Także na Les Pontis najwięcej punktów do klasyfikacji górskiej zdobył Łotysz. Na kolejnym podjeździe z ucieczki zaatakowali Knox i Vanhoucke. Na ich kole utrzymali Izagirre, Skujiņš, Brun i Rodríguez. Na szczycie Saint-Luc (4,6 km długości; średnie nachylenie 7,8 %) po raz kolejny jako pierwszy zameldował się Skujiņš.
65 kilometrów przed metą peleton tracił do pierwszej grupki trzy minuty. Przed końcem podjazdu Les Ziettes d’en Bas (4,7 km długości; średnie nachylenie 5,9%) z czołówki odpadł Brun, a kolejne punkty dorzucił kolarz Trek – Segafredo.
Finałowy podjazd (złożony z trzech górskich premii) ucieczka rozpoczęła trzy minuty przed kolejną grupą. Dość szybko odpadli z niej Skujiņš i Vanhoucke. 17 kilometrów przed metą w peletonie tempo wzrosło i na czele pojawiali się co rusz nowi kolarze.
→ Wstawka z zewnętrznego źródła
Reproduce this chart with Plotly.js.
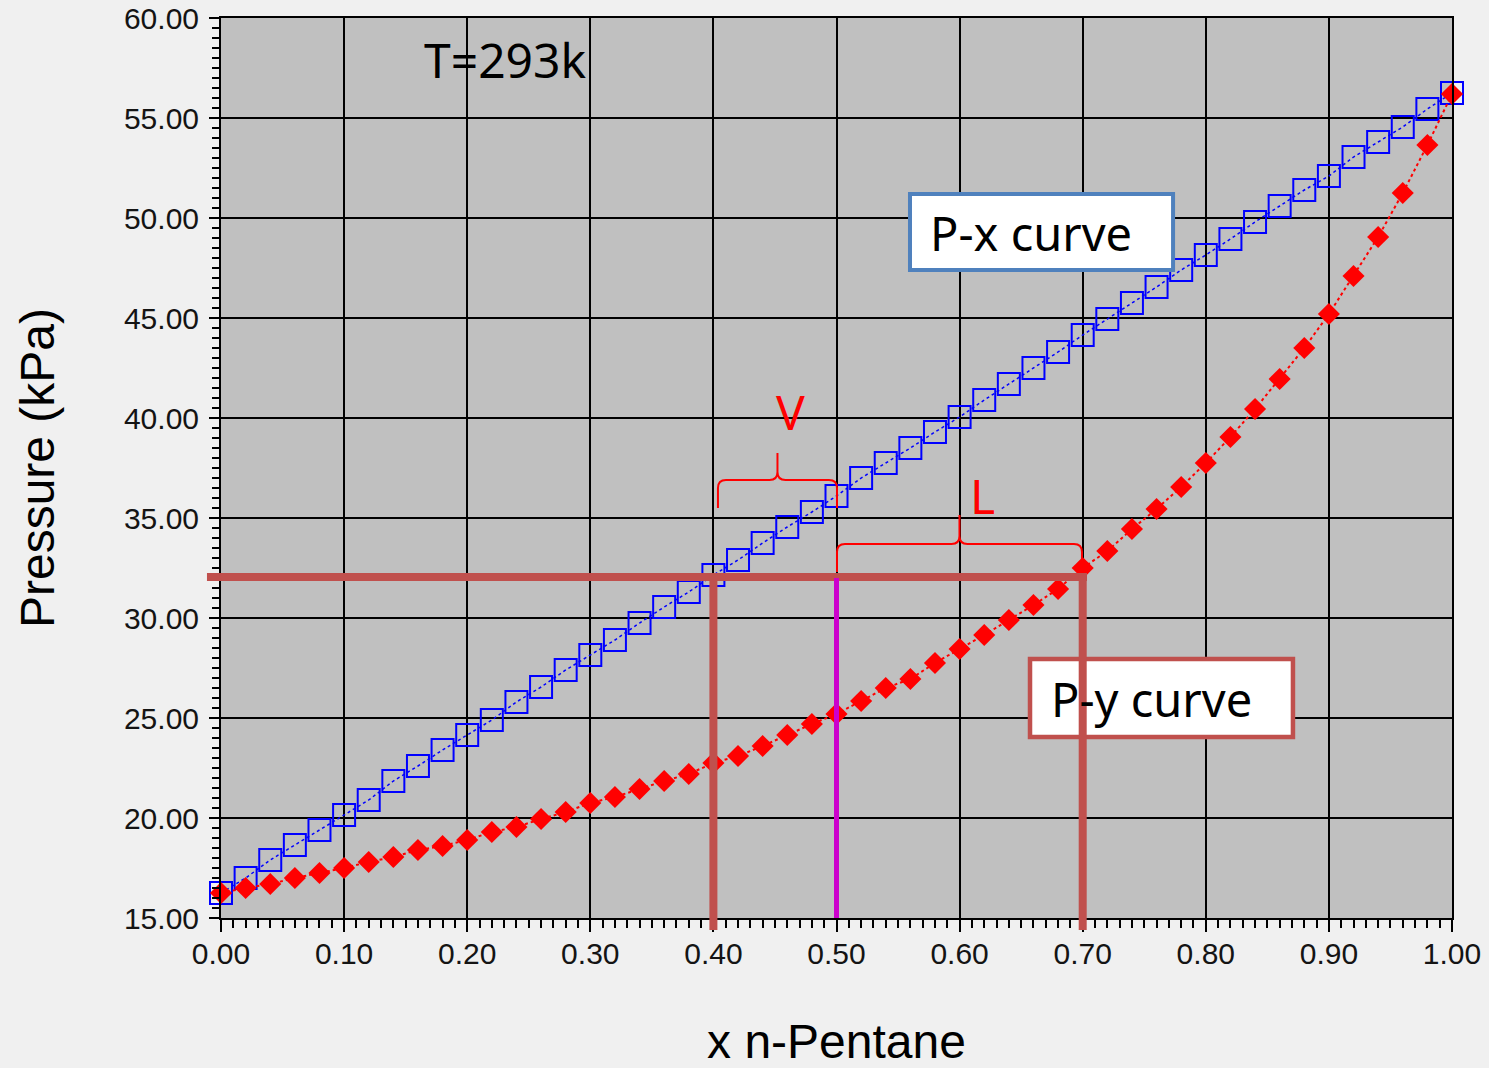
<!DOCTYPE html>
<html>
<head>
<meta charset="utf-8">
<script src="https://cdn.plot.ly/plotly-3.0.1.min.js"></script>
<style>
  html, body { margin: 0; padding: 0; background: #f0f0f0; }
  #chart { width: 1489px; height: 1068px; }
</style>
</head>
<body>
<div id="chart"></div>
<script>
// Mole fraction of n-Pentane
const xValues = [0.00,0.02,0.04,0.06,0.08,0.10,0.12,0.14,0.16,0.18,
                 0.20,0.22,0.24,0.26,0.28,0.30,0.32,0.34,0.36,0.38,
                 0.40,0.42,0.44,0.46,0.48,0.50,0.52,0.54,0.56,0.58,
                 0.60,0.62,0.64,0.66,0.68,0.70,0.72,0.74,0.76,0.78,
                 0.80,0.82,0.84,0.86,0.88,0.90,0.92,0.94,0.96,0.98,1.00];
// P-x curve (bubble line), kPa
const pxCurve = [16.25,17.00,17.90,18.65,19.40,20.15,20.90,21.85,22.60,23.40,
                 24.15,24.90,25.80,26.55,27.40,28.15,28.90,29.75,30.55,31.30,
                 32.15,32.90,33.75,34.55,35.30,36.10,37.00,37.75,38.50,39.30,
                 40.05,40.90,41.70,42.50,43.30,44.15,44.95,45.75,46.55,47.40,
                 48.15,48.95,49.80,50.60,51.40,52.10,53.05,53.80,54.55,55.45,56.25];
// P-y curve (dew line), kPa
const pyCurve = [16.25,16.50,16.70,17.00,17.25,17.50,17.80,18.05,18.40,18.60,
                 18.90,19.30,19.55,19.95,20.30,20.75,21.05,21.45,21.85,22.20,
                 22.75,23.10,23.60,24.15,24.70,25.20,25.85,26.50,26.95,27.75,
                 28.45,29.15,29.90,30.65,31.45,32.50,33.35,34.45,35.45,36.55,
                 37.75,39.05,40.45,41.95,43.50,45.20,47.10,49.05,51.25,53.65,56.20];

const xTickVals = [0,0.1,0.2,0.3,0.4,0.5,0.6,0.7,0.8,0.9,1.0];
const yTickVals = [15,20,25,30,35,40,45,50,55,60];

// tie-line construction
const tieP = 32.05;
const xVapour = 0.40;
const xFeed = 0.50;
const xLiquid = 0.70;

function brace(xl, xr, ybl, ybr, yh, yt, dx, dy) {
  const xc = (xl + xr) / 2;
  return `M${xl},${ybl} L${xl},${yh - dy} Q${xl},${yh} ${xl + dx},${yh} ` +
         `L${xc - dx},${yh} Q${xc},${yh} ${xc},${yh + dy} L${xc},${yt} ` +
         `L${xc},${yh + dy} Q${xc},${yh} ${xc + dx},${yh} ` +
         `L${xr - dx},${yh} Q${xr},${yh} ${xr},${yh - dy} L${xr},${ybr}`;
}

const traces = [
  {
    x: xValues, y: pxCurve, type: 'scatter', mode: 'lines+markers', name: 'P-x',
    cliponaxis: false,
    line: { color: '#0000ff', width: 1.5, dash: 'dot' },
    marker: { symbol: 'square-open', size: 22, color: '#0000ff', line: { width: 2, color: '#0000ff' } },
    hoverinfo: 'x+y'
  },
  {
    x: xValues, y: pyCurve, type: 'scatter', mode: 'lines+markers', name: 'P-y',
    cliponaxis: false,
    line: { color: '#ff0000', width: 2, dash: 'dot' },
    marker: { symbol: 'diamond', size: 17, color: '#ff0000' },
    hoverinfo: 'x+y'
  }
];

const tickFont = { family: 'Liberation Sans, Arial, sans-serif', size: 30, color: '#141414' };
const noto = 'Noto Sans, Open Sans, sans-serif';

const layout = {
  width: 1489, height: 1068,
  paper_bgcolor: '#f0f0f0',
  plot_bgcolor: '#c0c0c0',
  margin: { l: 221, r: 37, t: 18, b: 150, pad: 0 },
  showlegend: false,
  xaxis: {
    range: [0, 1], tickvals: xTickVals, tickformat: '.2f',
    showgrid: true, gridcolor: '#000000', gridwidth: 2,
    showline: true, linecolor: '#000000', linewidth: 2, mirror: true,
    ticks: 'outside', ticklen: 12, tickwidth: 2, tickcolor: '#000000',
    ticklabelstandoff: -4,
    minor: { dtick: 0.01, ticks: 'outside', ticklen: 8, tickwidth: 2, tickcolor: '#000000', showgrid: false },
    tickfont: tickFont, zeroline: false,
    title: { text: 'x n-Pentane', font: { family: 'Liberation Sans, Arial, sans-serif', size: 48, color: '#000' }, standoff: 58 }
  },
  yaxis: {
    range: [15, 60], tickvals: yTickVals, tickformat: '.2f',
    showgrid: true, gridcolor: '#000000', gridwidth: 2,
    showline: true, linecolor: '#000000', linewidth: 2, mirror: true,
    ticks: 'outside', ticklen: 10, tickwidth: 2, tickcolor: '#000000',
    ticklabelstandoff: 4,
    minor: { dtick: 0.5, ticks: 'outside', ticklen: 7, tickwidth: 2, tickcolor: '#000000', showgrid: false },
    tickfont: tickFont, zeroline: false,
    title: { text: 'Pressure (kPa)', font: { family: 'Liberation Sans, Arial, sans-serif', size: 48, color: '#000' }, standoff: 54 }
  },
  shapes: [
    // P-x label box
    { type: 'rect', xref: 'x', yref: 'y', x0: 0.5597, x1: 0.7734, y0: 47.4, y1: 51.2,
      fillcolor: '#ffffff', line: { color: '#4f81bd', width: 4 }, layer: 'above' },
    // P-y label box
    { type: 'rect', xref: 'x', yref: 'y', x0: 0.6572, x1: 0.8708, y0: 24.05, y1: 27.95,
      fillcolor: '#ffffff', line: { color: '#c0504d', width: 4.5 }, layer: 'above' },
    // horizontal tie line
    { type: 'line', xref: 'paper', yref: 'paper', x0: -0.0114, x1: 0.7035,
      y0: (tieP - 15) / 45, y1: (tieP - 15) / 45, line: { color: '#c0504d', width: 8 }, layer: 'above' },
    // vertical drop lines
    { type: 'line', xref: 'paper', yref: 'paper', x0: xVapour, x1: xVapour,
      y0: (tieP - 15) / 45 + 0.0044, y1: -0.0133, line: { color: '#c0504d', width: 8 }, layer: 'above' },
    { type: 'line', xref: 'paper', yref: 'paper', x0: xLiquid, x1: xLiquid,
      y0: (tieP - 15) / 45 + 0.0044, y1: -0.0133, line: { color: '#c0504d', width: 8 }, layer: 'above' },
    // feed line
    { type: 'line', xref: 'x', yref: 'y', x0: xFeed, x1: xFeed, y0: tieP - 0.05, y1: 15,
      line: { color: '#cc00cc', width: 5 }, layer: 'above' },
    // V brace
    { type: 'path', xref: 'x', yref: 'y', layer: 'above',
      path: brace(0.4037, 0.5004, 35.5, 35.5, 36.9, 38.25, 0.0065, 0.4),
      line: { color: '#ff0000', width: 2 } },
    // L brace
    { type: 'path', xref: 'x', yref: 'y', layer: 'above',
      path: brace(0.5004, 0.6994, 32.3, 32.8, 33.7, 35.15, 0.0065, 0.4),
      line: { color: '#ff0000', width: 2 } }
  ],
  annotations: [
    { text: 'T=293k', xref: 'x', yref: 'y', x: 0.1633, y: 57.95, xanchor: 'left', yanchor: 'middle',
      showarrow: false, font: { family: noto, size: 48, color: '#000' } },
    { text: 'P-x curve', xref: 'x', yref: 'y', x: 0.5743, y: 49.25, xanchor: 'left', yanchor: 'middle',
      showarrow: false, font: { family: noto, size: 47, color: '#000' } },
    { text: 'P-y curve', xref: 'x', yref: 'y', x: 0.6726, y: 25.95, xanchor: 'left', yanchor: 'middle',
      showarrow: false, font: { family: noto, size: 47, color: '#000' } },
    { text: 'V', xref: 'x', yref: 'y', x: 0.4630, y: 40.35, xanchor: 'center', yanchor: 'middle',
      showarrow: false, font: { family: noto, size: 48, color: '#ff0000' } },
    { text: 'L', xref: 'x', yref: 'y', x: 0.6190, y: 36.15, xanchor: 'center', yanchor: 'middle',
      showarrow: false, font: { family: noto, size: 48, color: '#ff0000' } }
  ]
};

Plotly.newPlot('chart', traces, layout, { displayModeBar: false, staticPlot: true });
</script>
</body>
</html>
Widać było, że chrapkę na etap ma Thibaut Pinot (Groupama – FDJ).
Kolejnym kolarzem, który został z ucieczki był Knox, więc na czele zostało już tylko dwóch Basków. Zostali oni doścignięci na 10 kilometrów przed metą, a wtedy na atak zdecydował się Einer Augusto Rubio (Movistar Team). W grupie faworytów zostało około 20 kolarzy.
Kolumbijczyk jechał dobrym tempem, ale sytuację kontrolowali kolarze Jumbo – Visma. 2900 metrów przed metą miał jeszcze 11 sekund przewagi.
Meta się zbliżała, a z tyłu nie było widać ataków. Mocniej pociągnął Luke Plapp (INEOS Grenadiers), który „skasował” Kolumbijczyka na 300 metrów przed metą.
Finisz na wymęczenie wygrał Sergio Higuita (BORA – hansgrohe), który pokonał swojego kolegę z zespołu, Aleksandra Vlasova. Trzeci był Juan Ayuso (UAE Team Emirates).